- Born: 1986 (age 38–39)
- Origin: Sydney, Australia
- Genres: classical experimental jazz blues rock country
- Occupation(s): guitarist composer
- Instrument(s): Electric guitar, classical guitar, acoustic guitar, banjo
- Website: zanebanks.com

= Zane Banks =

Australian guitarist

Zane Banks (born 1986) is an Australian guitarist from Sydney, who plays both classical and electric guitars in a variety of musical genres. Banks premiered the 1-hour long solo electric guitar work, Ingwe, by composer Georges Lentz.

==Biography==
Zane Banks was born in 1986, and both his parents are music teachers. He attended Newtown High School of the Performing Arts. Subsequently, he completed a Bachelor of Music degree with First Class Honours on the classical guitar at the Sydney Conservatorium of Music with Gregory Pikler and Phillip Houghton. He completed a Doctorate in Music under the supervision of Richard Toop and Matthew Hindson. Banks is active within the Australian contemporary music scene and promotes the status of the electric guitar as a virtuosic concert hall instrument.

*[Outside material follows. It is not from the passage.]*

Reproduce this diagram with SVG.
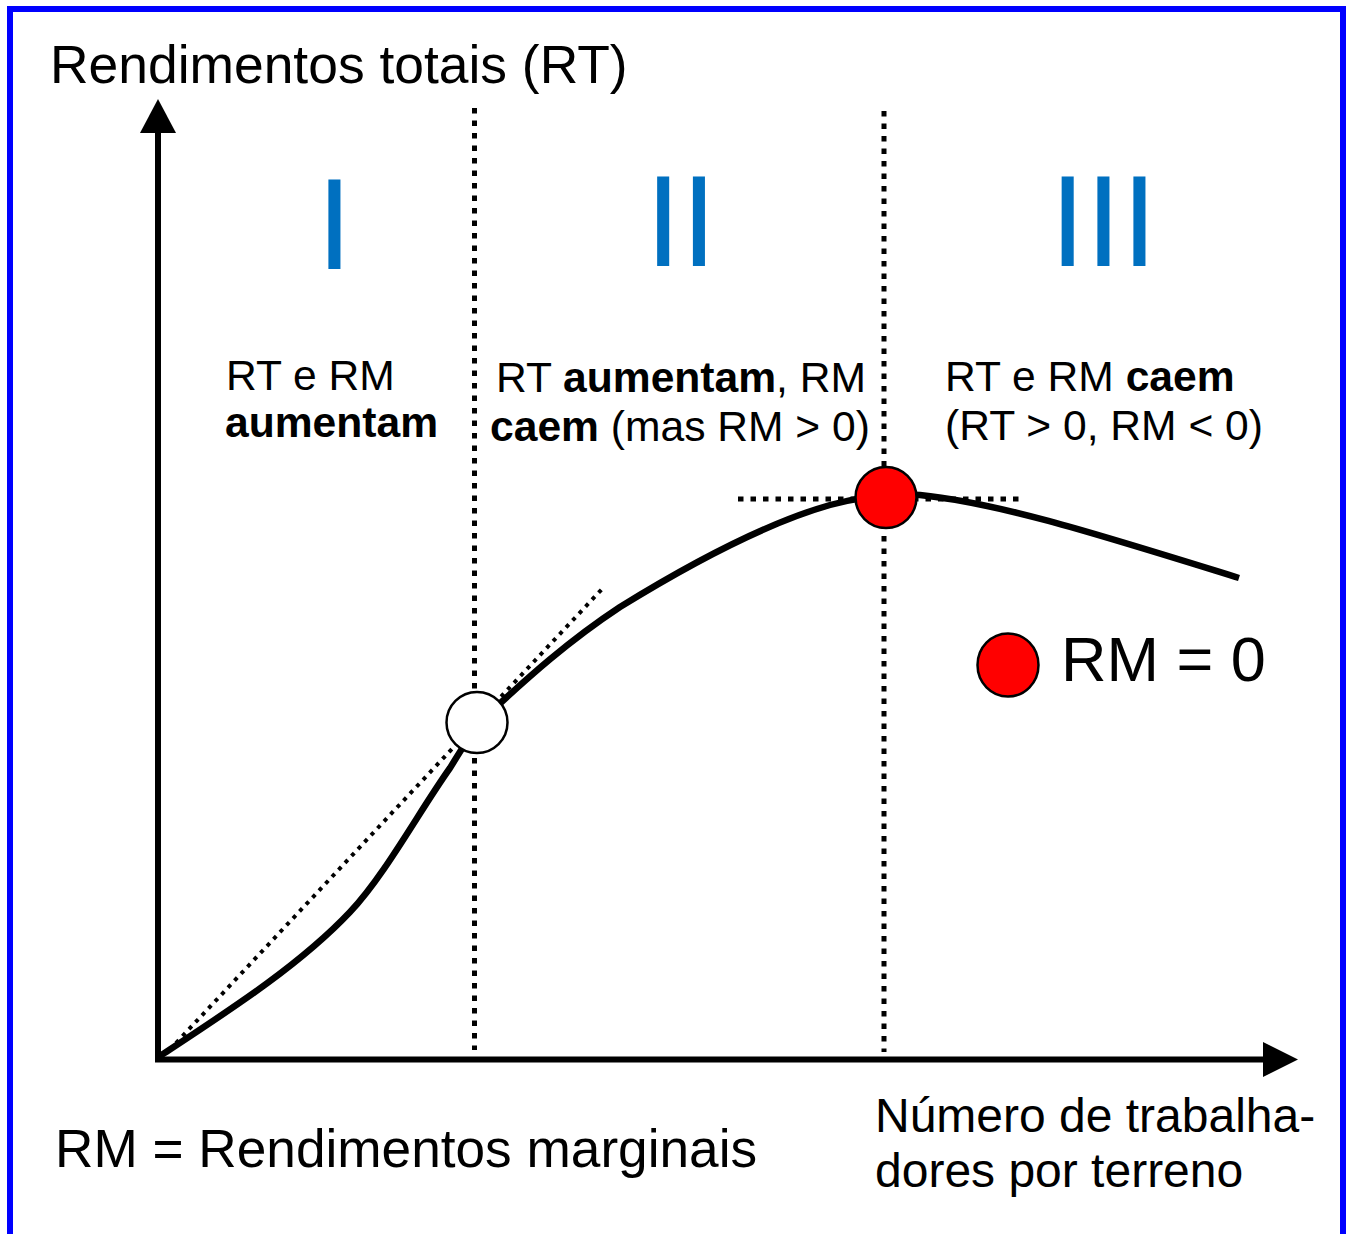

Zane Banks premiered the 1-hour long solo electric guitar work, Ingwe, by composer Georges Lentz. Banks first performed Ingwe in its original version at the Rainy Days Festival for contemporary music at Philharmonie Luxembourg in December 2007 and has since performed the work at various international festivals (Melbourne Festival, Vale of Glamorgan Festival UK, Amsterdam Electric Guitar Festival) as well as recording it for Naxos Records.

Banks maintains a career as a performer in jazz, rock, blues, country and (mainly contemporary) classical music. He has performed with ensembles and at festivals, ISCM World Music Days Festival, Rainy Days New Music Festival, Australian Opera and Ballet Orchestra, Melbourne International Arts Festival, Chronology Arts Ensemble, Sydney Conservatorium's Modern Music Ensemble, Eminence Symphony Orchestra and in his own bands The Vandemonians and Maharani Cantus.

In December 2011, Zane Banks was voted Best Newcomer in the 2011 Limelight magazine awards.